## Material provided

◇ ◇ ◇ ◇ ◇ ◇ ◇

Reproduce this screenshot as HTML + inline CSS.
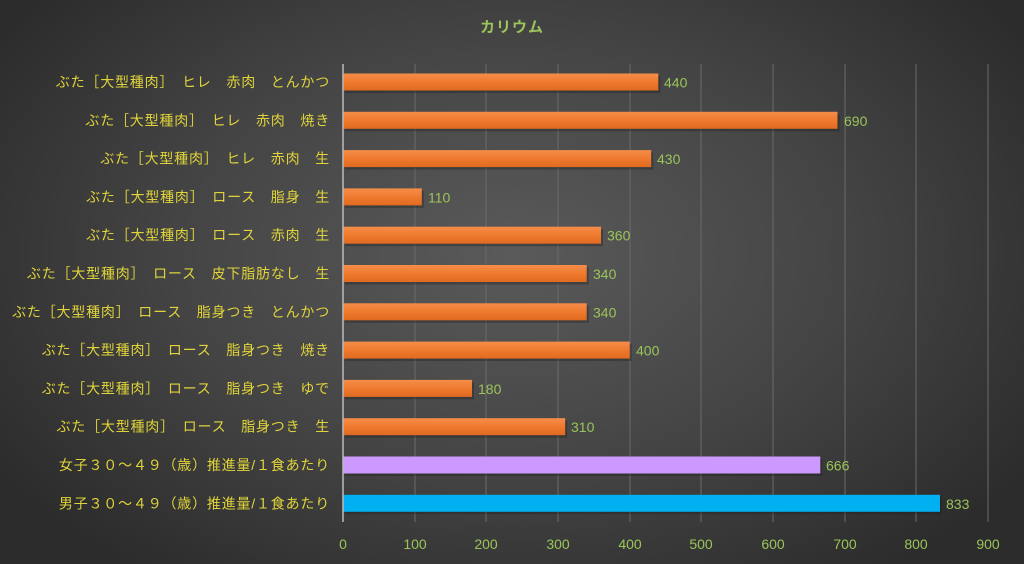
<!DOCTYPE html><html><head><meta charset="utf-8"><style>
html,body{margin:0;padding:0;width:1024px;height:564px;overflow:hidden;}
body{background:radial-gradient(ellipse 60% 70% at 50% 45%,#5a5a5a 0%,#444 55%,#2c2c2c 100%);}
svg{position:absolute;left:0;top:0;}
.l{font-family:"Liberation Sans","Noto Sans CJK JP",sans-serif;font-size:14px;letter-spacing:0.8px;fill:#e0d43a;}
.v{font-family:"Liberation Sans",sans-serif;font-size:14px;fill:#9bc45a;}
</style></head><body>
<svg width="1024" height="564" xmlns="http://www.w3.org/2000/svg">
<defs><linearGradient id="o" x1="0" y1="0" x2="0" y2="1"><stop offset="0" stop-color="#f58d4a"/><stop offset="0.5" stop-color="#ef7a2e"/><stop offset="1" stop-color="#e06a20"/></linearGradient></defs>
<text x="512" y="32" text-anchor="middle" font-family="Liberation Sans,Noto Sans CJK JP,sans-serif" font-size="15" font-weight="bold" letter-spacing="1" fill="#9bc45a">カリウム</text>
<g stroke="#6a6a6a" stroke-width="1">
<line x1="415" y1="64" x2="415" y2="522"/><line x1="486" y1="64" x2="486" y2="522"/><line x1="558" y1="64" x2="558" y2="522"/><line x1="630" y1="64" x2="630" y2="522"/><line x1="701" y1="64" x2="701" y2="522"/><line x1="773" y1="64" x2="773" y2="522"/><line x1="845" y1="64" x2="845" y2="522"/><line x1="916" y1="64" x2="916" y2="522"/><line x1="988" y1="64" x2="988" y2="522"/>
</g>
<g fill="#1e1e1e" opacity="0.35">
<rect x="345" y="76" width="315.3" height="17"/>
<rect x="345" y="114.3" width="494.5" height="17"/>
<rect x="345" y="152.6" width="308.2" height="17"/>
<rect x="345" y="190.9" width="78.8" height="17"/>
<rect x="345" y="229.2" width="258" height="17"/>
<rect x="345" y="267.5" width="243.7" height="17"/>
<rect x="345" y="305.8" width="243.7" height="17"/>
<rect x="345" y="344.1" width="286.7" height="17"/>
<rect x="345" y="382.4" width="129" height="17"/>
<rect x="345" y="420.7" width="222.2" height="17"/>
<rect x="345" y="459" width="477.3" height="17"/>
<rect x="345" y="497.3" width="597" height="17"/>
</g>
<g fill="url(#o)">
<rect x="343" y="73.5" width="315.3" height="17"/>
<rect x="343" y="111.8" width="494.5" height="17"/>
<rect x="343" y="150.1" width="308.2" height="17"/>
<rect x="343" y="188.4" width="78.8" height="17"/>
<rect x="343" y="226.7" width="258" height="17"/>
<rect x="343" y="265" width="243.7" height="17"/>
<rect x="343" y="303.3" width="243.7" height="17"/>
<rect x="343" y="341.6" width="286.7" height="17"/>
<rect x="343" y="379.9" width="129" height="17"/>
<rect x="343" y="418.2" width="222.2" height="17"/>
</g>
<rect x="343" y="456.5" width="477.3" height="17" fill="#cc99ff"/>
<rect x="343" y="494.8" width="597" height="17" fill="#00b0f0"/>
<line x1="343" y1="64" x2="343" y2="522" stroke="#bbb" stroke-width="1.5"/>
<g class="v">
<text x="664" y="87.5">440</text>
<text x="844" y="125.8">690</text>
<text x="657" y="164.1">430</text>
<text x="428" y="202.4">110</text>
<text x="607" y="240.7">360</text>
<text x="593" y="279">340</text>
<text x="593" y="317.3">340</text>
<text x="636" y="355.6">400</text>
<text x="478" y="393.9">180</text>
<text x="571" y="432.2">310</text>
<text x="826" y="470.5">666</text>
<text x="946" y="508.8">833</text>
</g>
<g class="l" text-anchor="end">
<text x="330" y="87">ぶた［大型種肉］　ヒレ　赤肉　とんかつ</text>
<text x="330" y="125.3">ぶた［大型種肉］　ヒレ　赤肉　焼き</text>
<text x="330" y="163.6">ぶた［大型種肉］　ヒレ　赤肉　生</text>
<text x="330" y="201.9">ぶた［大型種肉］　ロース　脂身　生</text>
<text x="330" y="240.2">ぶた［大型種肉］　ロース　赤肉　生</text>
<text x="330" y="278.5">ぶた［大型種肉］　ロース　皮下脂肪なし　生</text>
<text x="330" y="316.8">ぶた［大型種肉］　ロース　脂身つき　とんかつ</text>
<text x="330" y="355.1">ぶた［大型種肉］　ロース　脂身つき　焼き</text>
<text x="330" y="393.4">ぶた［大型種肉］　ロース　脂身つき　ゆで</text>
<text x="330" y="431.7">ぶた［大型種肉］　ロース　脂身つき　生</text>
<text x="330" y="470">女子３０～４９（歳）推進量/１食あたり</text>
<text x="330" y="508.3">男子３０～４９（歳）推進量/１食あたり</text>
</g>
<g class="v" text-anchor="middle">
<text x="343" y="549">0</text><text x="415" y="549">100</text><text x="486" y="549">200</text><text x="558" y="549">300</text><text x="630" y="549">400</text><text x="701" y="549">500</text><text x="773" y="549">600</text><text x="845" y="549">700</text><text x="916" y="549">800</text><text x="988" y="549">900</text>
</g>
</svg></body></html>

◇ ◇ ◇ ◇ ◇ ◇ ◇

## Set problem
Output the data above without changes, apart from leaving out the pictures.

## Final answer
Reproduce this screenshot as HTML + inline CSS.
<!DOCTYPE html><html><head><meta charset="utf-8"><style>
html,body{margin:0;padding:0;width:1024px;height:564px;overflow:hidden;}
body{background:radial-gradient(ellipse 60% 70% at 50% 45%,#5a5a5a 0%,#444 55%,#2c2c2c 100%);}
svg{position:absolute;left:0;top:0;}
.l{font-family:"Liberation Sans","Noto Sans CJK JP",sans-serif;font-size:14px;letter-spacing:0.8px;fill:#e0d43a;}
.v{font-family:"Liberation Sans",sans-serif;font-size:14px;fill:#9bc45a;}
</style></head><body>
<svg width="1024" height="564" xmlns="http://www.w3.org/2000/svg">
<defs><linearGradient id="o" x1="0" y1="0" x2="0" y2="1"><stop offset="0" stop-color="#f58d4a"/><stop offset="0.5" stop-color="#ef7a2e"/><stop offset="1" stop-color="#e06a20"/></linearGradient></defs>
<text x="512" y="32" text-anchor="middle" font-family="Liberation Sans,Noto Sans CJK JP,sans-serif" font-size="15" font-weight="bold" letter-spacing="1" fill="#9bc45a">カリウム</text>
<g stroke="#6a6a6a" stroke-width="1">
<line x1="415" y1="64" x2="415" y2="522"/><line x1="486" y1="64" x2="486" y2="522"/><line x1="558" y1="64" x2="558" y2="522"/><line x1="630" y1="64" x2="630" y2="522"/><line x1="701" y1="64" x2="701" y2="522"/><line x1="773" y1="64" x2="773" y2="522"/><line x1="845" y1="64" x2="845" y2="522"/><line x1="916" y1="64" x2="916" y2="522"/><line x1="988" y1="64" x2="988" y2="522"/>
</g>
<g fill="#1e1e1e" opacity="0.35">
<rect x="345" y="76" width="315.3" height="17"/>
<rect x="345" y="114.3" width="494.5" height="17"/>
<rect x="345" y="152.6" width="308.2" height="17"/>
<rect x="345" y="190.9" width="78.8" height="17"/>
<rect x="345" y="229.2" width="258" height="17"/>
<rect x="345" y="267.5" width="243.7" height="17"/>
<rect x="345" y="305.8" width="243.7" height="17"/>
<rect x="345" y="344.1" width="286.7" height="17"/>
<rect x="345" y="382.4" width="129" height="17"/>
<rect x="345" y="420.7" width="222.2" height="17"/>
<rect x="345" y="459" width="477.3" height="17"/>
<rect x="345" y="497.3" width="597" height="17"/>
</g>
<g fill="url(#o)">
<rect x="343" y="73.5" width="315.3" height="17"/>
<rect x="343" y="111.8" width="494.5" height="17"/>
<rect x="343" y="150.1" width="308.2" height="17"/>
<rect x="343" y="188.4" width="78.8" height="17"/>
<rect x="343" y="226.7" width="258" height="17"/>
<rect x="343" y="265" width="243.7" height="17"/>
<rect x="343" y="303.3" width="243.7" height="17"/>
<rect x="343" y="341.6" width="286.7" height="17"/>
<rect x="343" y="379.9" width="129" height="17"/>
<rect x="343" y="418.2" width="222.2" height="17"/>
</g>
<rect x="343" y="456.5" width="477.3" height="17" fill="#cc99ff"/>
<rect x="343" y="494.8" width="597" height="17" fill="#00b0f0"/>
<line x1="343" y1="64" x2="343" y2="522" stroke="#bbb" stroke-width="1.5"/>
<g class="v">
<text x="664" y="87.5">440</text>
<text x="844" y="125.8">690</text>
<text x="657" y="164.1">430</text>
<text x="428" y="202.4">110</text>
<text x="607" y="240.7">360</text>
<text x="593" y="279">340</text>
<text x="593" y="317.3">340</text>
<text x="636" y="355.6">400</text>
<text x="478" y="393.9">180</text>
<text x="571" y="432.2">310</text>
<text x="826" y="470.5">666</text>
<text x="946" y="508.8">833</text>
</g>
<g class="l" text-anchor="end">
<text x="330" y="87">ぶた［大型種肉］　ヒレ　赤肉　とんかつ</text>
<text x="330" y="125.3">ぶた［大型種肉］　ヒレ　赤肉　焼き</text>
<text x="330" y="163.6">ぶた［大型種肉］　ヒレ　赤肉　生</text>
<text x="330" y="201.9">ぶた［大型種肉］　ロース　脂身　生</text>
<text x="330" y="240.2">ぶた［大型種肉］　ロース　赤肉　生</text>
<text x="330" y="278.5">ぶた［大型種肉］　ロース　皮下脂肪なし　生</text>
<text x="330" y="316.8">ぶた［大型種肉］　ロース　脂身つき　とんかつ</text>
<text x="330" y="355.1">ぶた［大型種肉］　ロース　脂身つき　焼き</text>
<text x="330" y="393.4">ぶた［大型種肉］　ロース　脂身つき　ゆで</text>
<text x="330" y="431.7">ぶた［大型種肉］　ロース　脂身つき　生</text>
<text x="330" y="470">女子３０～４９（歳）推進量/１食あたり</text>
<text x="330" y="508.3">男子３０～４９（歳）推進量/１食あたり</text>
</g>
<g class="v" text-anchor="middle">
<text x="343" y="549">0</text><text x="415" y="549">100</text><text x="486" y="549">200</text><text x="558" y="549">300</text><text x="630" y="549">400</text><text x="701" y="549">500</text><text x="773" y="549">600</text><text x="845" y="549">700</text><text x="916" y="549">800</text><text x="988" y="549">900</text>
</g>
</svg></body></html>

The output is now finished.